Third, is the kids favorite, but it's when we go to town specifically for a Parent-Child Day. Most recently Rebecca came to me one afternoon and asked for a Rebecca and Momma Day after Daddy got home. I got to flipping through the calendar and it had been nearly six months since she had a special day out with me. So I called Daddy and asked what he thought the evening would look like. After comparing notes, I offered to take her out for supper, her pick, and then we could go to Michael's or Hobby Lobby and shop for some yarn for the project she wants to try with me. She countered what if we just looked at Michael's or Hobby Lobby and then went to Five Below to buy new headphones for her instead. I agreed. She picked Chinese for supper, so I took her to the buffet, where I don't know how she had a chance to eat around sharing everything on her mind. We then went to Michael's where she picked out some yarn to get next time it goes on sale, but decided first to crochet a smaller project with some of my yarn at home. We then looked around Five Below where she not only found some headphones but picked out new googles for her and her three oldest siblings. She was very happy when we returned home about three and a half hours after we left to share their gifts with them.

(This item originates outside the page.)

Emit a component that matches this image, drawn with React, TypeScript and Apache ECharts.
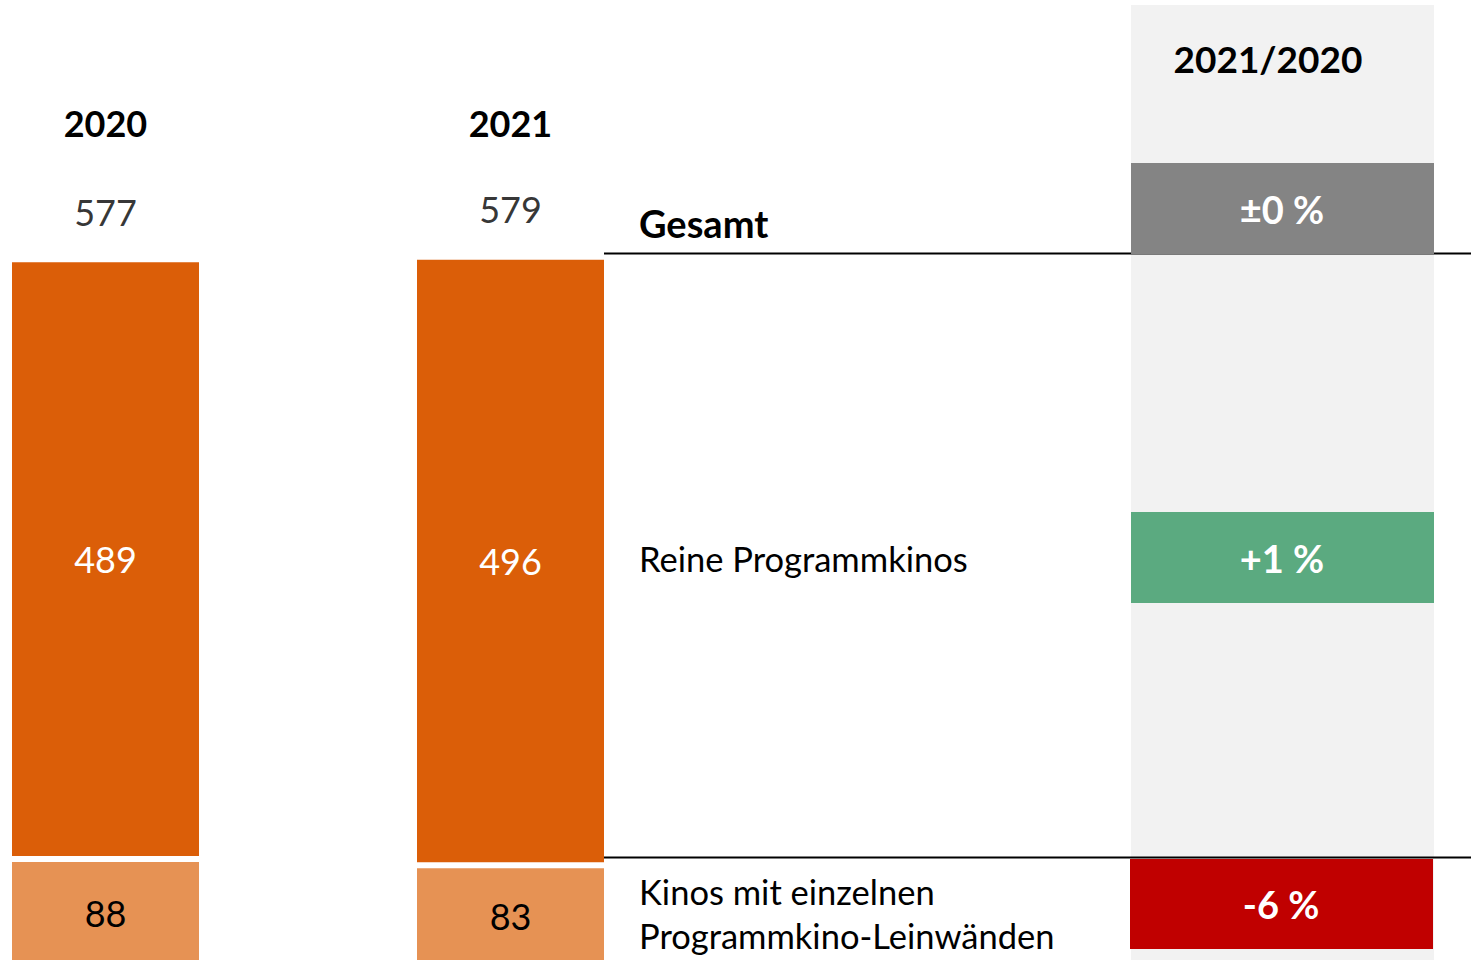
import React, { useEffect, useRef } from "react";
import * as echarts from "echarts";

const years = ["2020", "2021"];
const programmkinos = [489, 496];
const einzelneLeinwaende = [88, 83];
const totals = years.map((_, i) => programmkinos[i] + einzelneLeinwaende[i]);
const segmentLabels = ["Gesamt", "Reine Programmkinos", "Kinos mit einzelnen\nProgrammkino-Leinwänden"];
const changeHeader = "2021/2020";
const changeLabels = ["±0 %", "+1 %", "-6 %"];

const FONT = "Lato, 'Noto Sans', sans-serif";
const DARK = "#DB5E08";
const LIGHT = "#E69254";
const BOX_COLORS = ["#848484", "#5BAA80", "#C00000"];

// the chart canvas is larger than the visible page; it is offset so that the
// bars can run off the left/bottom page edges like in the original slide
const OFF_X = 100;
const CHART_W = 1471 + OFF_X;
const CHART_H = 1000;

export default function App() {
  const ref = useRef<HTMLDivElement>(null);

  useEffect(() => {
    if (!ref.current) return;
    const chart = echarts.init(ref.current, null, { renderer: "svg" });
    const X = (v: number) => v + OFF_X;

    const boxes = [
      { x: 1131, y: 163, w: 303, h: 91 },
      { x: 1131, y: 512, w: 303, h: 91 },
      { x: 1130, y: 859, w: 303, h: 90 },
    ];
    const boxTextX = [1282, 1282, 1281];

    const graphic: any[] = [
      { type: "rect", z: 0, shape: { x: X(1131), y: 5, width: 303, height: 995 }, style: { fill: "#F2F2F2" } },
      { type: "line", z: 1, shape: { x1: X(604), y1: 253.5, x2: X(1471), y2: 253.5 }, style: { stroke: "#000", lineWidth: 2 } },
      { type: "line", z: 3, shape: { x1: X(604), y1: 857.5, x2: X(1471), y2: 857.5 }, style: { stroke: "#000", lineWidth: 2 } },
      {
        type: "text", z: 3, x: X(1268), y: 58,
        style: { text: changeHeader, fill: "#000", fontSize: 37, fontWeight: "bold", fontFamily: FONT, align: "center", verticalAlign: "middle" },
      },
    ];
    boxes.forEach((b, i) => {
      graphic.push({ type: "rect", z: 2, shape: { x: X(b.x), y: b.y, width: b.w, height: b.h }, style: { fill: BOX_COLORS[i] } });
      graphic.push({
        type: "text", z: 4, x: X(boxTextX[i]), y: b.y + b.h / 2,
        style: { text: changeLabels[i], fill: "#fff", fontSize: 38, fontWeight: "bold", fontFamily: FONT, align: "center", verticalAlign: "middle" },
      });
    });
    const labelY = [223, 558, 913];
    segmentLabels.forEach((t, i) => {
      graphic.push({
        type: "text", z: 4, x: X(639), y: labelY[i],
        style: {
          text: t, fill: "#000", fontSize: i === 0 ? 38 : 34.5, fontWeight: i === 0 ? "bold" : "normal", fontFamily: FONT,
          align: "left", verticalAlign: "middle", lineHeight: 44,
        },
      });
    });

    chart.setOption({
      animation: false,
      backgroundColor: "#fff",
      grid: { left: X(-97), width: 810, top: 231, bottom: CHART_H - 967 },
      xAxis: {
        type: "category",
        data: years,
        position: "top",
        axisLine: { show: false },
        axisTick: { show: false },
        axisLabel: { margin: 90, fontSize: 36, fontWeight: "bold", color: "#000", fontFamily: FONT },
      },
      yAxis: { type: "value", min: 0, max: 600, show: false, splitLine: { show: false } },
      series: [
        {
          type: "bar",
          stack: "k",
          barWidth: 193,
          data: einzelneLeinwaende,
          itemStyle: { color: LIGHT, borderColor: "#fff", borderWidth: 3 },
          label: { show: true, position: "inside", color: "#000", fontSize: 36, fontFamily: FONT },
        },
        {
          type: "bar",
          stack: "k",
          barWidth: 193,
          data: programmkinos,
          itemStyle: { color: DARK, borderColor: "#fff", borderWidth: 3 },
          label: { show: true, position: "inside", color: "#fff", fontSize: 36, fontFamily: FONT },
        },
        {
          type: "scatter",
          data: totals,
          symbolSize: 1,
          itemStyle: { color: "rgba(0,0,0,0)" },
          label: { show: true, position: "top", distance: 29, color: "#000", fontSize: 36, fontFamily: FONT },
          silent: true,
        },
      ],
      graphic,
    });

    return () => chart.dispose();
  }, []);

  return (
    <div style={{ position: "absolute", left: 0, top: 0, width: 1471, height: 960, overflow: "hidden", background: "#fff" }}>
      <div ref={ref} style={{ position: "absolute", left: -OFF_X, top: 0, width: CHART_W, height: CHART_H }} />
    </div>
  );
}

These sorts of days have included all sorts activities depending on what your child enjoys doing. We have gone bowling or done putt-putt golf. We have gone shopping or painted pottery together. The kids have even opted for biking or hiking. No matter what your child enjoys doing, finding a way to spend time with them doing something they enjoy and being together brings vast benefits, because it's a way to show them that you love them.
In Conclusion
No matter which of these ways of implementing one on one time works for your family, I would encourage you to make a plan and start it with your children as soon as you are able. It's benefits for both the individual child and your family as a whole have been proven in countless studies, but don't take my word for it, just google and look up some of them. I have found from personal experience it is the single best way to invest in my children and connect with them on a personal level. After all what would the point of having a large family be if you don't love and want to spend time with each person in it.